-- start EXERCISE INPUT --

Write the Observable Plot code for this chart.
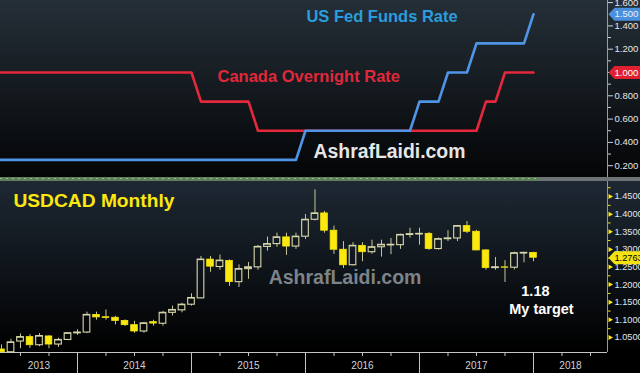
<!DOCTYPE html>
<html><head><meta charset="utf-8">
<script src="https://cdn.jsdelivr.net/npm/d3@7"></script>
<script src="https://cdn.jsdelivr.net/npm/@observablehq/plot@0.6"></script>
<style>
html,body{margin:0;padding:0;background:#000;}
#chart{width:640px;height:373px;position:relative;overflow:hidden;background:#000;font-family:"Liberation Sans",Arial,sans-serif;}
#toppanel{position:absolute;left:0;top:0;width:640px;height:177px;background:linear-gradient(to bottom,#252f38 0%,#141a1f 50%,#040506 100%);}
#divider{position:absolute;left:0;top:177px;width:640px;height:4px;
  background:
   repeating-linear-gradient(90deg,rgba(200,230,190,0.55) 0 2px,rgba(0,0,0,0) 2px 6px) 0 1px/540px 1px no-repeat,
   linear-gradient(90deg,#5f805c 0,#5f805c 540px,#6d7275 540px,#6d7275 640px);}
#bottompanel{position:absolute;left:0;top:181px;width:640px;height:192px;background:linear-gradient(to bottom,#1e2833 0%,#0d1217 50%,#000 88%,#000 100%);}
svg{display:block;}
</style>
</head><body>
<div id="chart"><div id="toppanel"></div><div id="divider"></div><div id="bottompanel"></div></div>
<script>
// ---------- Policy rates (month-end values) ----------
const rateMonths = ["2013-03","2013-04","2013-05","2013-06","2013-07","2013-08","2013-09","2013-10","2013-11","2013-12",
  "2014-01","2014-02","2014-03","2014-04","2014-05","2014-06","2014-07","2014-08","2014-09","2014-10","2014-11","2014-12",
  "2015-01","2015-02","2015-03","2015-04","2015-05","2015-06","2015-07","2015-08","2015-09","2015-10","2015-11","2015-12",
  "2016-01","2016-02","2016-03","2016-04","2016-05","2016-06","2016-07","2016-08","2016-09","2016-10","2016-11","2016-12",
  "2017-01","2017-02","2017-03","2017-04","2017-05","2017-06","2017-07","2017-08","2017-09","2017-10","2017-11","2017-12"];
const fedRate = [0.25,0.25,0.25,0.25,0.25,0.25,0.25,0.25,0.25,0.25,
  0.25,0.25,0.25,0.25,0.25,0.25,0.25,0.25,0.25,0.25,0.25,0.25,
  0.25,0.25,0.25,0.25,0.25,0.25,0.25,0.25,0.25,0.25,0.25,0.50,
  0.50,0.50,0.50,0.50,0.50,0.50,0.50,0.50,0.50,0.50,0.50,0.75,
  0.75,0.75,1.00,1.00,1.00,1.25,1.25,1.25,1.25,1.25,1.25,1.50];
const bocRate = [1.00,1.00,1.00,1.00,1.00,1.00,1.00,1.00,1.00,1.00,
  1.00,1.00,1.00,1.00,1.00,1.00,1.00,1.00,1.00,1.00,1.00,1.00,
  0.75,0.75,0.75,0.75,0.75,0.75,0.50,0.50,0.50,0.50,0.50,0.50,
  0.50,0.50,0.50,0.50,0.50,0.50,0.50,0.50,0.50,0.50,0.50,0.50,
  0.50,0.50,0.50,0.50,0.50,0.50,0.75,0.75,1.00,1.00,1.00,1.00];

// ---------- USDCAD monthly candles ----------
const months = ["2013-04","2013-05","2013-06","2013-07","2013-08","2013-09","2013-10","2013-11","2013-12",
  "2014-01","2014-02","2014-03","2014-04","2014-05","2014-06","2014-07","2014-08","2014-09","2014-10","2014-11","2014-12",
  "2015-01","2015-02","2015-03","2015-04","2015-05","2015-06","2015-07","2015-08","2015-09","2015-10","2015-11","2015-12",
  "2016-01","2016-02","2016-03","2016-04","2016-05","2016-06","2016-07","2016-08","2016-09","2016-10","2016-11","2016-12",
  "2017-01","2017-02","2017-03","2017-04","2017-05","2017-06","2017-07","2017-08","2017-09","2017-10","2017-11","2017-12"];
const open  = [1.0160,1.0080,1.0385,1.0510,1.0280,1.0530,1.0300,1.0430,1.0620,
  1.0640,1.1140,1.1075,1.1060,1.0970,1.0850,1.0670,1.0935,1.0890,1.1200,1.1270,1.1430,
  1.1610,1.2710,1.2500,1.2670,1.2070,1.2440,1.2490,1.3070,1.3150,1.3340,1.3080,1.3360,
  1.3840,1.4020,1.3530,1.2990,1.2550,1.3100,1.2920,1.3060,1.3120,1.3120,1.3410,1.3430,
  1.3440,1.3010,1.3290,1.3310,1.3660,1.3500,1.2970,1.2470,1.2490,1.2480,1.2890,1.2900];
const high  = [1.0290,1.0450,1.0600,1.0580,1.0610,1.0550,1.0480,1.0630,1.0720,
  1.1220,1.1220,1.1280,1.1100,1.1000,1.0960,1.0930,1.0990,1.1240,1.1390,1.1470,1.1740,
  1.2800,1.2800,1.2840,1.2700,1.2560,1.2630,1.3110,1.3350,1.3460,1.3460,1.3460,1.3990,
  1.4690,1.4080,1.3660,1.3220,1.3190,1.3190,1.3260,1.3260,1.3310,1.3430,1.3600,1.3600,
  1.3480,1.3320,1.3530,1.3680,1.3790,1.3540,1.2990,1.2770,1.2680,1.2920,1.2920,1.2920];
const low   = [1.0070,1.0050,1.0180,1.0190,1.0240,1.0180,1.0220,1.0410,1.0560,
  1.0610,1.0990,1.0990,1.0860,1.0810,1.0620,1.0620,1.0820,1.0820,1.1110,1.1200,1.1390,
  1.1600,1.2350,1.2410,1.1950,1.1920,1.2150,1.2410,1.2950,1.3060,1.2830,1.3000,1.3280,
  1.3810,1.3460,1.2860,1.2460,1.2530,1.2650,1.2860,1.2780,1.2850,1.3000,1.3320,1.3120,
  1.2970,1.2980,1.3220,1.3220,1.3450,1.2960,1.2410,1.2410,1.2060,1.2420,1.2620,1.2650];
const close = [1.0080,1.0360,1.0510,1.0280,1.0540,1.0300,1.0430,1.0620,1.0640,
  1.1140,1.1070,1.1055,1.0970,1.0850,1.0670,1.0900,1.0895,1.1200,1.1280,1.1430,1.1620,
  1.2710,1.2510,1.2680,1.2070,1.2440,1.2490,1.3070,1.3150,1.3340,1.3080,1.3360,1.3840,
  1.4020,1.3530,1.2990,1.2550,1.3100,1.2920,1.3060,1.3130,1.3130,1.3410,1.3430,1.3440,
  1.3010,1.3290,1.3310,1.3660,1.3500,1.2970,1.2470,1.2490,1.2480,1.2890,1.2900,1.2763];

const years = [2013,2014,2015,2016,2017,2018];
const rateTicks = [0.2,0.4,0.6,0.8,1.0,1.2,1.4,1.6];
const rateMinor = [0.3,0.5,0.7,0.9,1.1,1.3];
const fxTicks = [1.05,1.10,1.15,1.20,1.25,1.30,1.35,1.40,1.45];
const fxMinor = [1.075,1.125,1.175,1.225,1.275,1.325,1.375,1.425,1.475];

// ---------- helpers ----------
// month index: end of month, 0 = start of 2013
const tOf = s => { const [y, m] = s.split("-").map(Number); return (y - 2013) * 12 + m; };
const X_DOMAIN = [3.895, 67.79];
const FONT = "Liberation Sans, Arial, sans-serif";
const fed = rateMonths.map((m, i) => ({t: tOf(m), v: fedRate[i]}));
const boc = rateMonths.map((m, i) => ({t: tOf(m), v: bocRate[i]}));
const candles = months.map((m, i) => ({t: tOf(m), o: open[i], h: high[i], l: low[i], c: close[i]}));
const upC = candles.filter(d => d.c >= d.o);
const downC = candles.filter(d => d.c < d.o);
const HW = 0.35; // half body width in months
const yearTicks = years.map(y => (y - 2013) * 12).filter(t => t > X_DOMAIN[0] && t < X_DOMAIN[1]);
const quarterTicks = d3.range(0, 72, 3).filter(t => t % 12 !== 0 && t > X_DOMAIN[0] && t < X_DOMAIN[1]);
const yearLabels = years.map(y => {
  const a = Math.max(X_DOMAIN[0], (y - 2013) * 12), b = Math.min(X_DOMAIN[1], (y - 2013) * 12 + 12);
  return {y, t: (a + b) / 2};
});
const badge = {draw(ctx) { ctx.moveTo(0, 0); ctx.lineTo(6, -6.5); ctx.lineTo(34, -6.5); ctx.lineTo(34, 6.5); ctx.lineTo(6, 6.5); ctx.closePath(); }};
const tri = {draw(ctx) { ctx.moveTo(0, -2.5); ctx.lineTo(4.5, 0); ctx.lineTo(0, 2.5); ctx.closePath(); }};

const WICK = "#c6c697", HOLLOW = "#d9d9ad", YEL = "#fbe80f";
const lastFed = fedRate[fedRate.length - 1], lastBoc = bocRate[bocRate.length - 1], lastFx = close[close.length - 1];

// ---------- top panel ----------
const topChart = Plot.plot({
  width: 640, height: 177,
  marginLeft: 0, marginRight: 33, marginTop: 0, marginBottom: 0,
  style: {background: "transparent", fontFamily: FONT, color: "#ddd", overflow: "visible"},
  x: {type: "linear", domain: X_DOMAIN, axis: null, label: null},
  y: {domain: [0.0987, 1.618], axis: null, label: null},
  marks: [
    Plot.ruleX([X_DOMAIN[1]], {stroke: "#9a9ea2", strokeWidth: 1}),
    Plot.axisY({anchor: "right", label: null, ticks: rateMinor, tickSize: 3, tickFormat: () => "", stroke: "#cfd3d6"}),
    Plot.axisY({anchor: "right", label: null, ticks: rateTicks, tickSize: 5, tickPadding: 2, tickFormat: d3.format(".3f"),
      stroke: "#cfd3d6", fill: "#e4e6e8", fontSize: 9.5, fontFamily: FONT}),
    Plot.line(boc, {x: "t", y: "v", stroke: "#e5283c", strokeWidth: 2.6, clip: true}),
    Plot.line(fed, {x: "t", y: "v", stroke: "#4f94e6", strokeWidth: 2.6, clip: true}),
    Plot.text(["US Fed Funds Rate"], {x: 36.1, y: 1.481, textAnchor: "start", fill: "#2a9ddd",
      fontSize: 16.5, fontWeight: "bold", fontFamily: FONT}),
    Plot.text(["Canada Overnight Rate"], {x: 26.74, y: 0.966, textAnchor: "start", fill: "#e0283b",
      fontSize: 16.5, fontWeight: "bold", fontFamily: FONT}),
    Plot.text(["AshrafLaidi.com"], {x: 44.84, y: 0.322, textAnchor: "middle", fill: "#e6e6e6",
      fontSize: 19.4, fontWeight: "bold", fontFamily: FONT}),
    Plot.dot([lastBoc], {y: d => d, frameAnchor: "right", dx: 1, symbol: badge, r: 5, fill: "#e1202f", stroke: "none"}),
    Plot.text([lastBoc], {y: d => d, frameAnchor: "right", dx: 7, textAnchor: "start", text: d => d3.format(".3f")(d),
      fill: "#ffffff", fontSize: 9.5, fontFamily: FONT}),
    Plot.dot([lastFed], {y: d => d, frameAnchor: "right", dx: 1, symbol: badge, r: 5, fill: "#4a90dc", stroke: "none"}),
    Plot.text([lastFed], {y: d => d, frameAnchor: "right", dx: 7, textAnchor: "start", text: d => d3.format(".3f")(d),
      fill: "#e8f1fb", fontSize: 9.5, fontFamily: FONT})
  ]
});
document.getElementById("toppanel").appendChild(topChart);

// ---------- bottom panel ----------
const bottomChart = Plot.plot({
  width: 640, height: 192,
  marginLeft: 0, marginRight: 33, marginTop: 0, marginBottom: 21,
  style: {background: "transparent", fontFamily: FONT, color: "#ddd", overflow: "visible"},
  x: {type: "linear", domain: X_DOMAIN, axis: null, label: null},
  y: {domain: [1.0074, 1.4926], axis: null, label: null},
  marks: [
    Plot.ruleY([1.0074], {stroke: "#c4c6c8", strokeWidth: 1.2}),
    Plot.ruleX([X_DOMAIN[1]], {stroke: "#9c9c78", strokeWidth: 1}),
    Plot.axisX({label: null, ticks: yearTicks, tickSize: 21, tickFormat: () => "", stroke: "#c4c6c8"}),
    Plot.axisX({label: null, ticks: quarterTicks, tickSize: 4, tickFormat: () => "", stroke: "#c4c6c8"}),
    Plot.text(yearLabels, {x: "t", frameAnchor: "bottom", dy: 16, text: d => String(d.y), fill: "#d2d4d6",
      fontSize: 10, fontFamily: FONT}),
    Plot.axisY({anchor: "right", label: null, ticks: fxMinor, tickSize: 2.5, tickFormat: () => "", stroke: YEL}),
    Plot.dot(fxTicks, {y: d => d, frameAnchor: "right", dx: 1, symbol: tri, r: 3, fill: YEL, stroke: "none"}),
    Plot.axisY({anchor: "right", label: null, ticks: fxTicks, tickSize: 0, tickPadding: 7, tickFormat: d3.format(".4f"),
      fill: "#e4e6e8", fontSize: 9.2, fontFamily: FONT}),
    Plot.text(["USDCAD Monthly"], {x: 5.26, y: 1.4387, textAnchor: "start", fill: YEL,
      fontSize: 19.2, fontWeight: "bold", fontFamily: FONT}),
    Plot.text(["AshrafLaidi.com"], {x: 40.16, y: 1.2202, textAnchor: "middle", fill: "#7c8389",
      fontSize: 19.5, fontWeight: "bold", fontFamily: FONT}),
    Plot.ruleX(candles, {x: "t", y1: "h", y2: d => Math.max(d.o, d.c), stroke: WICK, strokeWidth: 1}),
    Plot.ruleX(candles, {x: "t", y1: d => Math.min(d.o, d.c), y2: "l", stroke: WICK, strokeWidth: 1}),
    Plot.rect(upC, {x1: d => d.t - HW, x2: d => d.t + HW, y1: "o", y2: "c", fill: "none", stroke: HOLLOW, strokeWidth: 1.1}),
    Plot.ruleY(upC, {y: "c", x1: d => d.t - HW, x2: d => d.t + HW, stroke: HOLLOW, strokeWidth: 1.1}),
    Plot.rect(downC, {x1: d => d.t - HW, x2: d => d.t + HW, y1: "o", y2: "c", fill: YEL, stroke: YEL, strokeWidth: 0.8}),
    Plot.text(["1.18"], {x: 60.2, y: 1.1805, textAnchor: "middle", fill: "#ffffff",
      fontSize: 14.5, fontWeight: "bold", fontFamily: FONT}),
    Plot.text(["My target"], {x: 60.84, y: 1.1294, textAnchor: "middle", fill: "#ffffff",
      fontSize: 14.5, fontWeight: "bold", fontFamily: FONT}),
    Plot.dot([lastFx], {y: d => d, frameAnchor: "right", dx: 1, symbol: badge, r: 5, fill: "#f3e312", stroke: "none"}),
    Plot.text([lastFx], {y: d => d, frameAnchor: "right", dx: 7, textAnchor: "start", text: d => d3.format(".4f")(d),
      fill: "#000000", fontSize: 9.2, fontFamily: FONT})
  ]
});
document.getElementById("bottompanel").appendChild(bottomChart);
</script>
</body></html>
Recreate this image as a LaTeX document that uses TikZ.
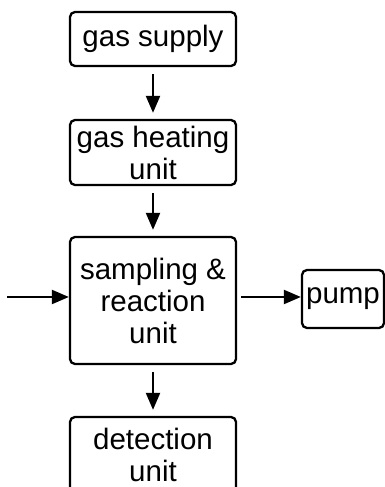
\documentclass[tikz,border=0pt]{standalone}
\usepackage{fontspec}
\setmainfont{Liberation Sans}
\usetikzlibrary{arrows.meta}
\begin{document}
\begin{tikzpicture}[x=1pt,y=1pt,
  unitbox/.style={draw=black, line width=2.3pt, rounded corners=5pt, inner sep=0pt,
    align=center, font=\fontsize{29.5}{32}\selectfont, minimum width=166pt},
  flow/.style={line width=2.2pt, -{Triangle[length=17pt,width=14pt]}}]
  \useasboundingbox (0,0) rectangle (385,487);
  % process blocks
  \node[unitbox, minimum height=54pt]  (supply)  at (153,448)   {gas supply};
  \node[unitbox, minimum height=65pt]  (heating) at (153,334.5) {gas heating\\unit};
  \node[unitbox, minimum height=127pt] (react)   at (153,186.5) {sampling \&\\reaction\\unit};
  \node[unitbox, minimum height=76pt]  (detect)  at (153,32)    {detection\\unit};
  \node[unitbox, minimum width=82pt, minimum height=58pt] (pump) at (343,188) {pump};
  % flow between blocks
  \coordinate (feed) at (7,190);
  \draw[flow, shorten <=7pt, shorten >=6pt] (supply) -- (heating);
  \draw[flow, shorten <=7pt, shorten >=6pt] (heating) -- (react);
  \draw[flow, shorten <=7pt, shorten >=6pt] (react) -- (detect);
  \draw[flow] (feed) -- (feed -| react.west);
  \draw[flow, shorten <=4pt] (feed -| react.east) -- (feed -| pump.west);
\end{tikzpicture}
\end{document}
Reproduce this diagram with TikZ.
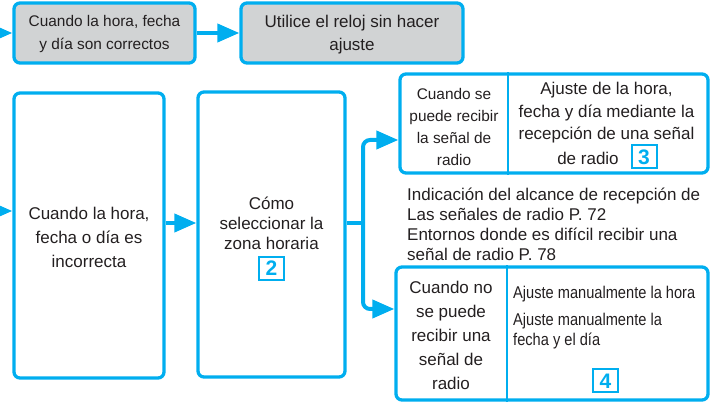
\documentclass[tikz,border=0pt]{standalone}
\usepackage{fontspec}
\setmainfont{Liberation Sans}
\newfontfamily\condfont[FakeStretch=0.86]{Liberation Sans}
\usetikzlibrary{arrows.meta}
\definecolor{cblue}{HTML}{00AEEF}
\definecolor{cgray}{HTML}{D1D3D4}
\definecolor{ctext}{HTML}{231F20}
\begin{document}
\begin{tikzpicture}[x=1pt,y=-1pt,
  box/.style={draw=cblue, line width=3.3pt, rounded corners=6pt, inner sep=0pt},
  txt/.style={text=ctext, inner sep=0pt, align=center},
  fa/.style={font=\fontsize{17}{24}\selectfont},
  num/.style={draw=cblue, line width=2pt, text=cblue, font=\fontsize{21}{21}\selectfont\bfseries, minimum width=25pt, minimum height=23pt, inner sep=0pt},
  arr/.style={draw=cblue, line width=4pt, -{Triangle[length=22pt,width=18pt]}},
  conn/.style={draw=cblue, line width=4pt},
  divider/.style={draw=cblue, line width=2.5pt}]
\path[use as bounding box, clip] (0,0) rectangle (721,403);

% boxes
\node[box, fill=cgray, minimum width=181pt, minimum height=60pt] (b1) at (104.5,33) {};
\node[box, fill=cgray, minimum width=222pt, minimum height=60pt] (b2) at (352,33) {};
\node[box, minimum width=150pt, minimum height=285pt] (b3) at (89,235.5) {};
\node[box, minimum width=147pt, minimum height=285pt] (b4) at (271.5,234.5) {};
\node[box, minimum width=308pt, minimum height=99pt] (b5) at (554,123.5) {};
\node[box, minimum width=312pt, minimum height=133pt] (b6) at (552,333.5) {};

% dividers
\coordinate (d5) at (508,0);
\coordinate (d6) at (507,0);
\draw[divider] (b5.north -| d5) -- (b5.south -| d5);
\draw[divider] (b6.north -| d6) -- (b6.south -| d6);

% texts
\node[txt, font=\fontsize{15.4}{23}\selectfont] (t1) at (104.5,34.5) {Cuando la hora, fecha\\y día son correctos};
\node[txt, font=\fontsize{17}{23}\selectfont] (t2) at (352,34.5) {Utilice el reloj sin hacer\\ajuste};
\node[txt, fa] (t3) at (89,237) {Cuando la hora,\\fecha o día es\\incorrecta};
\node[txt, font=\fontsize{17}{20}\selectfont] (t4) at (271.5,223) {Cómo\\seleccionar la\\zona horaria};
\node[num] (n2) at (271.5,268.5) {2};

\node[txt, font=\fontsize{15.4}{22}\selectfont] (t5l) at (454,127) {Cuando se\\puede recibir\\la señal de\\radio};
\node[txt, font=\fontsize{17}{22.5}\selectfont] (t5r) at (606.5,113) {Ajuste de la hora,\\fecha y día mediante la\\recepción de una señal};
\node[txt, font=\fontsize{17}{22.5}\selectfont] (t5d) at (588,158) {de radio};
\node[num] (n3) at (644,157) {3};

\node[txt, align=left, anchor=west, font=\fontsize{17}{20}\selectfont] (info) at (407,224) {Indicación del alcance de recepción de\\Las señales de radio P. 72\\Entornos donde es difícil recibir una\\señal de radio P. 78};

\node[txt, fa] (t6l) at (451,335.5) {Cuando no\\se puede\\recibir una\\señal de\\radio};
\node[txt, align=left, anchor=west, font=\condfont\fontsize{17}{20}\selectfont] (t6a) at (513,294) {Ajuste manualmente la hora};
\node[txt, align=left, anchor=west, font=\condfont\fontsize{17}{20}\selectfont] (t6b) at (513,331) {Ajuste manualmente la\\fecha y el día};
\node[num] (n4) at (605.5,381) {4};

% connectors
\coordinate (s1) at (-12,33);
\coordinate (s3) at (-12,211);
\coordinate (y34) at (0,223);
\coordinate (j) at (363,223);
\coordinate (up) at (0,140);
\coordinate (dn) at (0,309);
\draw[arr] (s1) -- (b1.west);
\draw[arr] (b1.east) -- (b2.west);
\draw[arr] (s3) -- (s3 -| b3.west);
\draw[arr] (y34 -| b3.east) -- (y34 -| b4.west);
\draw[conn] (j -| b4.east) -- (j);
\draw[arr, rounded corners=7pt] (j) |- (up -| b5.west);
\draw[arr, rounded corners=7pt] (j) |- (dn -| b6.west);
\end{tikzpicture}
\end{document}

-- end EXERCISE INPUT --

TASK STATEMENT:
Give the number of lines in the listing above that contain "this", and nothing else.

CORRECT RESPONSE:
3